■ Material supplied:
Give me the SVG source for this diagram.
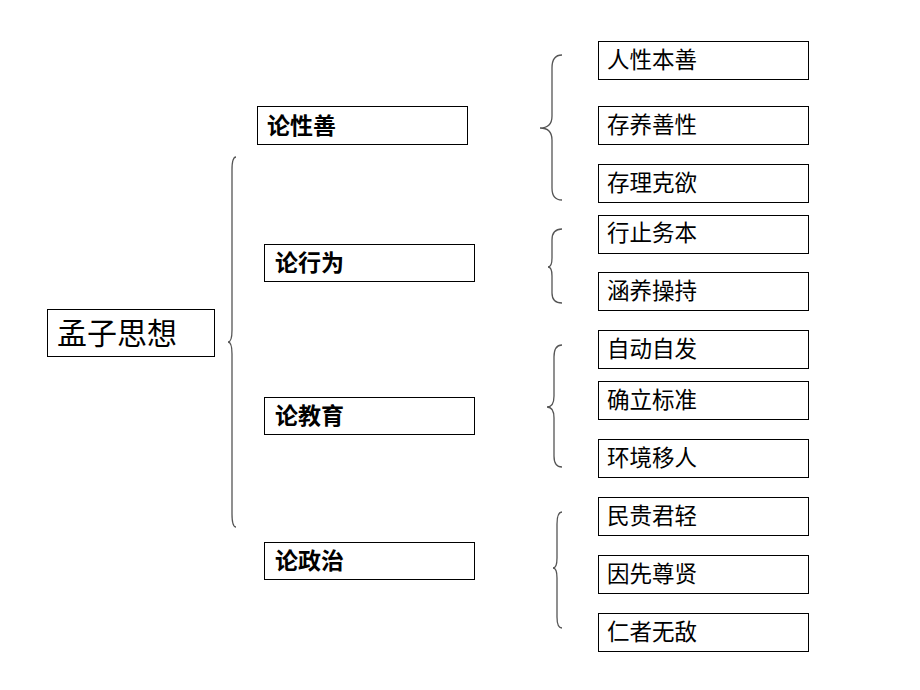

--

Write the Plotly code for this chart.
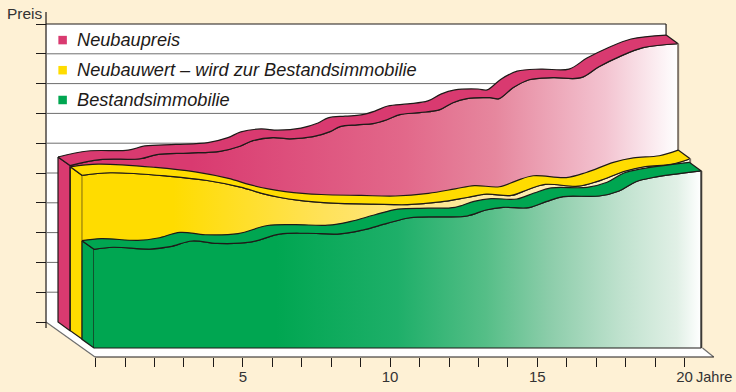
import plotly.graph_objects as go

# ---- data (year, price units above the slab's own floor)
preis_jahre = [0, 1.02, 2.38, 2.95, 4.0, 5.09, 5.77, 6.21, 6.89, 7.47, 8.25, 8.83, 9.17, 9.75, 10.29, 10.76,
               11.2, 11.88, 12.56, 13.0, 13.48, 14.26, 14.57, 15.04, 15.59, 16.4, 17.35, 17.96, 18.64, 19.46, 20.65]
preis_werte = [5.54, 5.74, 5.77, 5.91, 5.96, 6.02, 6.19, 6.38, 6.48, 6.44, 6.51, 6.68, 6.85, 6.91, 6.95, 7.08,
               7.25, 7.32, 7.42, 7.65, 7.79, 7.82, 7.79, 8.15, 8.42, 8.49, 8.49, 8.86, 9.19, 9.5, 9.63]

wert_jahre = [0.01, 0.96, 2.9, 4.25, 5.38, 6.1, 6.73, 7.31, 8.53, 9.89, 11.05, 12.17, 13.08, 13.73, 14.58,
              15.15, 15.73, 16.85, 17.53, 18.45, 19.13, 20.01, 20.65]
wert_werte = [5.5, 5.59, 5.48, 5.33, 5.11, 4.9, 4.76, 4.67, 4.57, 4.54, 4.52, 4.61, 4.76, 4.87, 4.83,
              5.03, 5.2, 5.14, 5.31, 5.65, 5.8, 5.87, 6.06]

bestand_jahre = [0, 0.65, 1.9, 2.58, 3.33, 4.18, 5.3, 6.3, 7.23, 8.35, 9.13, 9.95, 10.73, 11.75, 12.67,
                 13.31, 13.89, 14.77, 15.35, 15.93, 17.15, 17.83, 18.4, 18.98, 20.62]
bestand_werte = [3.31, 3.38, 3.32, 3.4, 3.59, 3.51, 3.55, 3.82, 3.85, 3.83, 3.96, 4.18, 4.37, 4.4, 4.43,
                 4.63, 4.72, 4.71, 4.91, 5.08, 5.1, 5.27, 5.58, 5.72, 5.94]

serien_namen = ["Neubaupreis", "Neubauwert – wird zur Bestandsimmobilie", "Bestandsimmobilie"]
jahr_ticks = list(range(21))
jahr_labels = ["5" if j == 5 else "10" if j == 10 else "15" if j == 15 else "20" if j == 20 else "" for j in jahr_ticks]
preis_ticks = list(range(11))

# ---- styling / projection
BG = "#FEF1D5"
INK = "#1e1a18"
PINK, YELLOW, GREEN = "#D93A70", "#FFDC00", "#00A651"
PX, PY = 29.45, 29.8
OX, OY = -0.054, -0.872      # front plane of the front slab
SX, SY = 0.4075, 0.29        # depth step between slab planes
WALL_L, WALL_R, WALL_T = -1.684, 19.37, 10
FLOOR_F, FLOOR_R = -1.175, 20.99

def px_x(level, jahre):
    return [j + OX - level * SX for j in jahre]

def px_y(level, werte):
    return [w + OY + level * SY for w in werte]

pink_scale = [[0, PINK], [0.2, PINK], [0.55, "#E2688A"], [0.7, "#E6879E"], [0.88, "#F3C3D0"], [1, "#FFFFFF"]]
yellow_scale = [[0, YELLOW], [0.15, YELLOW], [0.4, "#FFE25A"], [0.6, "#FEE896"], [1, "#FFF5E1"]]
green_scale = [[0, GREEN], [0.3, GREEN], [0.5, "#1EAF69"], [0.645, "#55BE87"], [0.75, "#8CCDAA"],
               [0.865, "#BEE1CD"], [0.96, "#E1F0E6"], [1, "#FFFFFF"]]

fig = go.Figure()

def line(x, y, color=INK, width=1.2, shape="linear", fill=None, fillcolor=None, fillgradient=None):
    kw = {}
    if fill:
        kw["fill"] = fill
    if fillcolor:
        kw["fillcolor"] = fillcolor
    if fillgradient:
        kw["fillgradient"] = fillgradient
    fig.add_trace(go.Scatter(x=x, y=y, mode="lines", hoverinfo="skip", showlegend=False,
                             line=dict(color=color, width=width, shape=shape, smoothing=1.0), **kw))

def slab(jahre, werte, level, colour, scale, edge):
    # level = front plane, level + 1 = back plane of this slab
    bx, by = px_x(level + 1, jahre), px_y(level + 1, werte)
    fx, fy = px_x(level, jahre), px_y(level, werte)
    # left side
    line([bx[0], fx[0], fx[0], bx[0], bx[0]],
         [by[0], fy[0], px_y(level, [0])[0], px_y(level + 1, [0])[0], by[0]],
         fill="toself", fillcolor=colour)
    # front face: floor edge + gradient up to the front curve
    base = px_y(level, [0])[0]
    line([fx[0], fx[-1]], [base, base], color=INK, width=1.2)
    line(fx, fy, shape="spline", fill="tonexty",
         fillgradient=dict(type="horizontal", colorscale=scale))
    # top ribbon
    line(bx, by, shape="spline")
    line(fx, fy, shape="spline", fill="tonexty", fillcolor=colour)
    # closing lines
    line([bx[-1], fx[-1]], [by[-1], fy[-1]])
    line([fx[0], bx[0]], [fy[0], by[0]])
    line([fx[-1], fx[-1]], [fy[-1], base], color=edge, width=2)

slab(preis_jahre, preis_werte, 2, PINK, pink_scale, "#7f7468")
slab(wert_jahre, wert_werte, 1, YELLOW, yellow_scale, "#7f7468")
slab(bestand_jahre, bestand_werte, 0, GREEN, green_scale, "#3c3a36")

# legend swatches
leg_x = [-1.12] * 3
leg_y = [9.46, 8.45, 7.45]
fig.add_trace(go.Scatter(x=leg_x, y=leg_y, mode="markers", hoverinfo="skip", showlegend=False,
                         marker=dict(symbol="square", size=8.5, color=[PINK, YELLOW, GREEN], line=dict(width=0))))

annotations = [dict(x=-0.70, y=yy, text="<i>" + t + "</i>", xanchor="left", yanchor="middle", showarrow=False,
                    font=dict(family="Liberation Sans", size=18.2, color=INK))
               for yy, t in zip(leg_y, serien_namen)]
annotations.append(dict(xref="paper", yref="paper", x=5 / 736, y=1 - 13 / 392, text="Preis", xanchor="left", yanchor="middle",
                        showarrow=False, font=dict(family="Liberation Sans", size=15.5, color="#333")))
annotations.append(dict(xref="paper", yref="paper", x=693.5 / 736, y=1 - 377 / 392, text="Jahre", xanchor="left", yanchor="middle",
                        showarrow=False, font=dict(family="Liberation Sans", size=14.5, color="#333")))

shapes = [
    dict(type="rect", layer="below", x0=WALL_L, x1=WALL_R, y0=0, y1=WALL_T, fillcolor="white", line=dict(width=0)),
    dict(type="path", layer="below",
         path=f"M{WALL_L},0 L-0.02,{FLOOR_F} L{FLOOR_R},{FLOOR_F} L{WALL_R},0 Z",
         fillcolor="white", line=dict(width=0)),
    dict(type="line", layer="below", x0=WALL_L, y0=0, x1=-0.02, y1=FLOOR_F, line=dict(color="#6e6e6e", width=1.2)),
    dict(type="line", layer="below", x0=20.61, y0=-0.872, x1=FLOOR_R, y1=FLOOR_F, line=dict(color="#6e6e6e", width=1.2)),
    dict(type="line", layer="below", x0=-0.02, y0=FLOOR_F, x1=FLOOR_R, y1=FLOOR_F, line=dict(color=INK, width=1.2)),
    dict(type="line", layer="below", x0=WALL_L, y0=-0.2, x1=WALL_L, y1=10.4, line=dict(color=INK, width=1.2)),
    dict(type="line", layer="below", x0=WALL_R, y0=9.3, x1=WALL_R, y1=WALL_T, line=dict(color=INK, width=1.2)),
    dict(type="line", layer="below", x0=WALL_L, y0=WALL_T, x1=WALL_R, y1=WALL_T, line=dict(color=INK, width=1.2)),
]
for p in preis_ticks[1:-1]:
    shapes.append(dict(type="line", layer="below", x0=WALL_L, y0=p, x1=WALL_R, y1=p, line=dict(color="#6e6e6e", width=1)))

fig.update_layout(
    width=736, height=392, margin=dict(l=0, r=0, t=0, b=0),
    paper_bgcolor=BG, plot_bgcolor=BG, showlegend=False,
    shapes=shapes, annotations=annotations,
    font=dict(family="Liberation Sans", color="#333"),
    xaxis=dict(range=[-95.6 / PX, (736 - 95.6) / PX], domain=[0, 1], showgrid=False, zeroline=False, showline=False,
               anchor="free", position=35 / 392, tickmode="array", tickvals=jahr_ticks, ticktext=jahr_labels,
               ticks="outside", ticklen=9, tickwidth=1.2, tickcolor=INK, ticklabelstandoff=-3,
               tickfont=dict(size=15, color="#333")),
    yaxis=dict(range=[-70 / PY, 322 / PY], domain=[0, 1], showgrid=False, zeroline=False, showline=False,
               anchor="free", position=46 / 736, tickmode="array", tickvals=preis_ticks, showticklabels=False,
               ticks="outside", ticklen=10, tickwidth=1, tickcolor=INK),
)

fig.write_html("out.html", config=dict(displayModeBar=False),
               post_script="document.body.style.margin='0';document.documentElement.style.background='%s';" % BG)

...

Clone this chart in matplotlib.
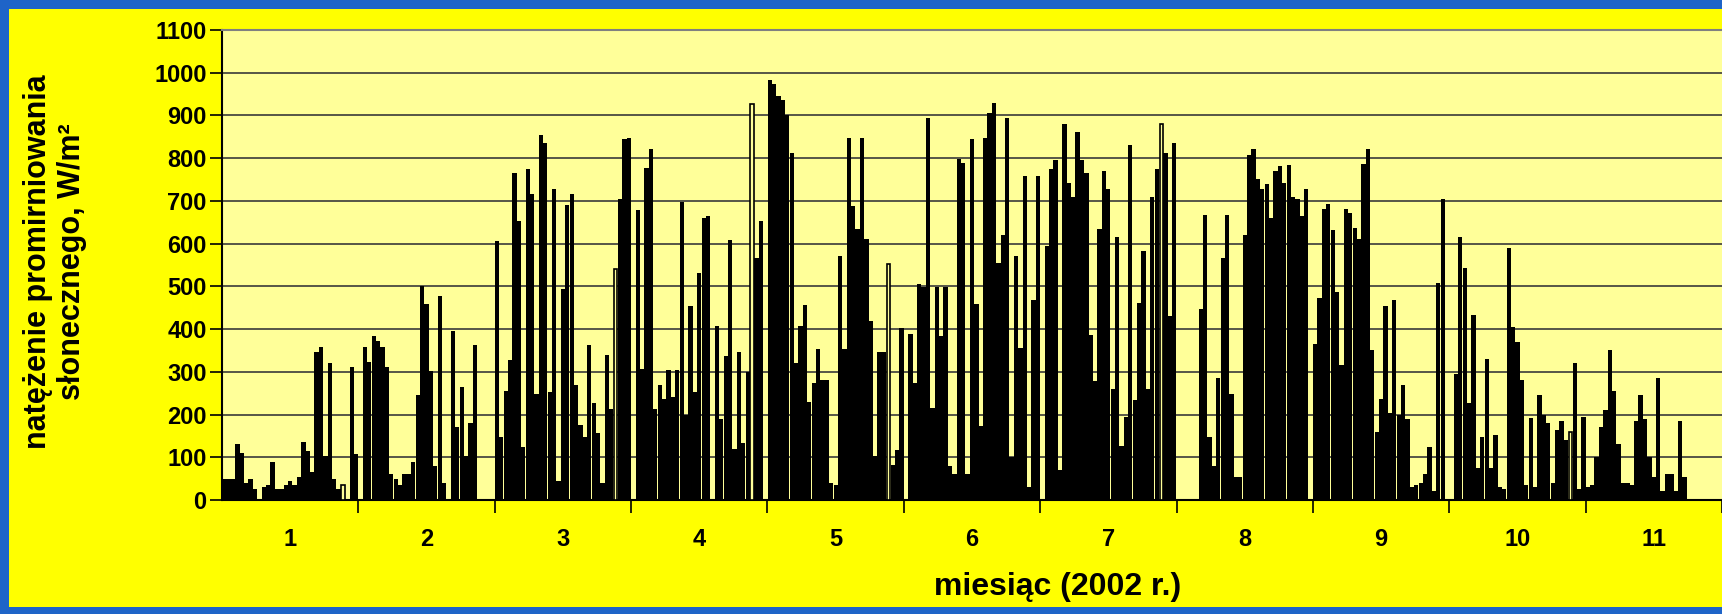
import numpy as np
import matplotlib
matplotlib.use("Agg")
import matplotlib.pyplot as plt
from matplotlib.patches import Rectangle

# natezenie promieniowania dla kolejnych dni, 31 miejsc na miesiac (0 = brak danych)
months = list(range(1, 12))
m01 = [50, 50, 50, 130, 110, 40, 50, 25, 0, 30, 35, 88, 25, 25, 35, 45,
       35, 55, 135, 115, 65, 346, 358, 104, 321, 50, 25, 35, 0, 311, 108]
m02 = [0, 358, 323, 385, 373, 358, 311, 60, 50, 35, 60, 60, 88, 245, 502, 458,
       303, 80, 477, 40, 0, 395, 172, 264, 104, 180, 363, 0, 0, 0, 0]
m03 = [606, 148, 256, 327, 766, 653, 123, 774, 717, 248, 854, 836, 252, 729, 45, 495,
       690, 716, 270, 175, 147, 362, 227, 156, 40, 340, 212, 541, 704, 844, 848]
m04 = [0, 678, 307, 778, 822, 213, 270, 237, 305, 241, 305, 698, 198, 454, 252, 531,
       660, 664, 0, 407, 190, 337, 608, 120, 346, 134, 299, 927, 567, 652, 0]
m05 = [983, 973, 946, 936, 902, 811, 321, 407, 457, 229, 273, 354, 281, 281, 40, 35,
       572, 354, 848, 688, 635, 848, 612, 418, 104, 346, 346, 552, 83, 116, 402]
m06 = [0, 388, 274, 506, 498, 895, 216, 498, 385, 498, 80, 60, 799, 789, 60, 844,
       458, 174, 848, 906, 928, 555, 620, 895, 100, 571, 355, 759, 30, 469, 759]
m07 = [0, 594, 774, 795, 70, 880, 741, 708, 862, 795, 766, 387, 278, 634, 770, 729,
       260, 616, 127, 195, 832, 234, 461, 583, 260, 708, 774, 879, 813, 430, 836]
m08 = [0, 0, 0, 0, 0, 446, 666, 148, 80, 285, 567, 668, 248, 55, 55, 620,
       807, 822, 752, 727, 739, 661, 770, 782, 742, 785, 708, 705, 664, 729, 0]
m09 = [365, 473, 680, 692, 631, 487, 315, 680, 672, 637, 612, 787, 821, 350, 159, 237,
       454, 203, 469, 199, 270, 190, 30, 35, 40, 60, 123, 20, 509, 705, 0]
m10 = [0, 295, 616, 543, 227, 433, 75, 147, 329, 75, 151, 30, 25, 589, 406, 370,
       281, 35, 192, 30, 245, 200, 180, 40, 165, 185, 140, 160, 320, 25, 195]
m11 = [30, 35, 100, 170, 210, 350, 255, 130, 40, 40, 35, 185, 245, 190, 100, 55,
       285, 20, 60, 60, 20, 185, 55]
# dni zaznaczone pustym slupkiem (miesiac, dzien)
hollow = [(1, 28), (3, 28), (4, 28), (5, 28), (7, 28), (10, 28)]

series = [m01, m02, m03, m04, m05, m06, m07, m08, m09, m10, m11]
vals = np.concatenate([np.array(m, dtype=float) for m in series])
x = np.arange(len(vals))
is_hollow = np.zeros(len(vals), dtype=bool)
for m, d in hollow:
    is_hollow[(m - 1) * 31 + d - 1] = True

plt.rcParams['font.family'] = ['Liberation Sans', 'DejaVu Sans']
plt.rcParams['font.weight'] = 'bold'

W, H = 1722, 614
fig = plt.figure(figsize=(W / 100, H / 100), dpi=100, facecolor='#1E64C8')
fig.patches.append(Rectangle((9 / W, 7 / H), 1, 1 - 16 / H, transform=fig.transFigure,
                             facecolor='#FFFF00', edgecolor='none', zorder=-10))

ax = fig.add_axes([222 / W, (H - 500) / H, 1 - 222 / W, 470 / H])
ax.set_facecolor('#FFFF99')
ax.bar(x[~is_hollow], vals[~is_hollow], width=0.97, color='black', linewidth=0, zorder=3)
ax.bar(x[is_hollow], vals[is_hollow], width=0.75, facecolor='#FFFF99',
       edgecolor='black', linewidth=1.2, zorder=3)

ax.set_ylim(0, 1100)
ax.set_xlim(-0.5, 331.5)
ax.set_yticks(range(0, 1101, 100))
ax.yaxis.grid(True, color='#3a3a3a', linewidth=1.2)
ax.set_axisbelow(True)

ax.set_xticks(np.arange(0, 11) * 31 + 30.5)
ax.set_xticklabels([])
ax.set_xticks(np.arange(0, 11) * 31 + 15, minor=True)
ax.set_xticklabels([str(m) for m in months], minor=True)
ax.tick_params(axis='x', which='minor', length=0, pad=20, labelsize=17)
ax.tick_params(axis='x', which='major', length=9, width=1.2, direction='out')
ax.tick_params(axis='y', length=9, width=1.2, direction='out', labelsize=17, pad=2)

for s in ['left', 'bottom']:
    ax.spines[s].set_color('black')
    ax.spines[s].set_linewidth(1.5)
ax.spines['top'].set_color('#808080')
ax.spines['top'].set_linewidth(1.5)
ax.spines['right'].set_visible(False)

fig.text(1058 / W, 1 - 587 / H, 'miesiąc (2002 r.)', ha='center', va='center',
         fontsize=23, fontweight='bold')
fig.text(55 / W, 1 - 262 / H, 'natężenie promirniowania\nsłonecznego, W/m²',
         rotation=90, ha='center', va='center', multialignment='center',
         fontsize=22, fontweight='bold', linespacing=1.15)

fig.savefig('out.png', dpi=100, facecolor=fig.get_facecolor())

■ Exercise objective:
Only the lines between the one with "Write the Plotly code for this chart." and the one with "return [j +", those two included, get copied from the material above. Keep it exact and free of pictures.

■ The response:
Write the Plotly code for this chart.
import plotly.graph_objects as go

# ---- data (year, price units above the slab's own floor)
preis_jahre = [0, 1.02, 2.38, 2.95, 4.0, 5.09, 5.77, 6.21, 6.89, 7.47, 8.25, 8.83, 9.17, 9.75, 10.29, 10.76,
               11.2, 11.88, 12.56, 13.0, 13.48, 14.26, 14.57, 15.04, 15.59, 16.4, 17.35, 17.96, 18.64, 19.46, 20.65]
preis_werte = [5.54, 5.74, 5.77, 5.91, 5.96, 6.02, 6.19, 6.38, 6.48, 6.44, 6.51, 6.68, 6.85, 6.91, 6.95, 7.08,
               7.25, 7.32, 7.42, 7.65, 7.79, 7.82, 7.79, 8.15, 8.42, 8.49, 8.49, 8.86, 9.19, 9.5, 9.63]

wert_jahre = [0.01, 0.96, 2.9, 4.25, 5.38, 6.1, 6.73, 7.31, 8.53, 9.89, 11.05, 12.17, 13.08, 13.73, 14.58,
              15.15, 15.73, 16.85, 17.53, 18.45, 19.13, 20.01, 20.65]
wert_werte = [5.5, 5.59, 5.48, 5.33, 5.11, 4.9, 4.76, 4.67, 4.57, 4.54, 4.52, 4.61, 4.76, 4.87, 4.83,
              5.03, 5.2, 5.14, 5.31, 5.65, 5.8, 5.87, 6.06]

bestand_jahre = [0, 0.65, 1.9, 2.58, 3.33, 4.18, 5.3, 6.3, 7.23, 8.35, 9.13, 9.95, 10.73, 11.75, 12.67,
                 13.31, 13.89, 14.77, 15.35, 15.93, 17.15, 17.83, 18.4, 18.98, 20.62]
bestand_werte = [3.31, 3.38, 3.32, 3.4, 3.59, 3.51, 3.55, 3.82, 3.85, 3.83, 3.96, 4.18, 4.37, 4.4, 4.43,
                 4.63, 4.72, 4.71, 4.91, 5.08, 5.1, 5.27, 5.58, 5.72, 5.94]

serien_namen = ["Neubaupreis", "Neubauwert – wird zur Bestandsimmobilie", "Bestandsimmobilie"]
jahr_ticks = list(range(21))
jahr_labels = ["5" if j == 5 else "10" if j == 10 else "15" if j == 15 else "20" if j == 20 else "" for j in jahr_ticks]
preis_ticks = list(range(11))

# ---- styling / projection
BG = "#FEF1D5"
INK = "#1e1a18"
PINK, YELLOW, GREEN = "#D93A70", "#FFDC00", "#00A651"
PX, PY = 29.45, 29.8
OX, OY = -0.054, -0.872      # front plane of the front slab
SX, SY = 0.4075, 0.29        # depth step between slab planes
WALL_L, WALL_R, WALL_T = -1.684, 19.37, 10
FLOOR_F, FLOOR_R = -1.175, 20.99

def px_x(level, jahre):
    return [j + OX - level * SX for j in jahre]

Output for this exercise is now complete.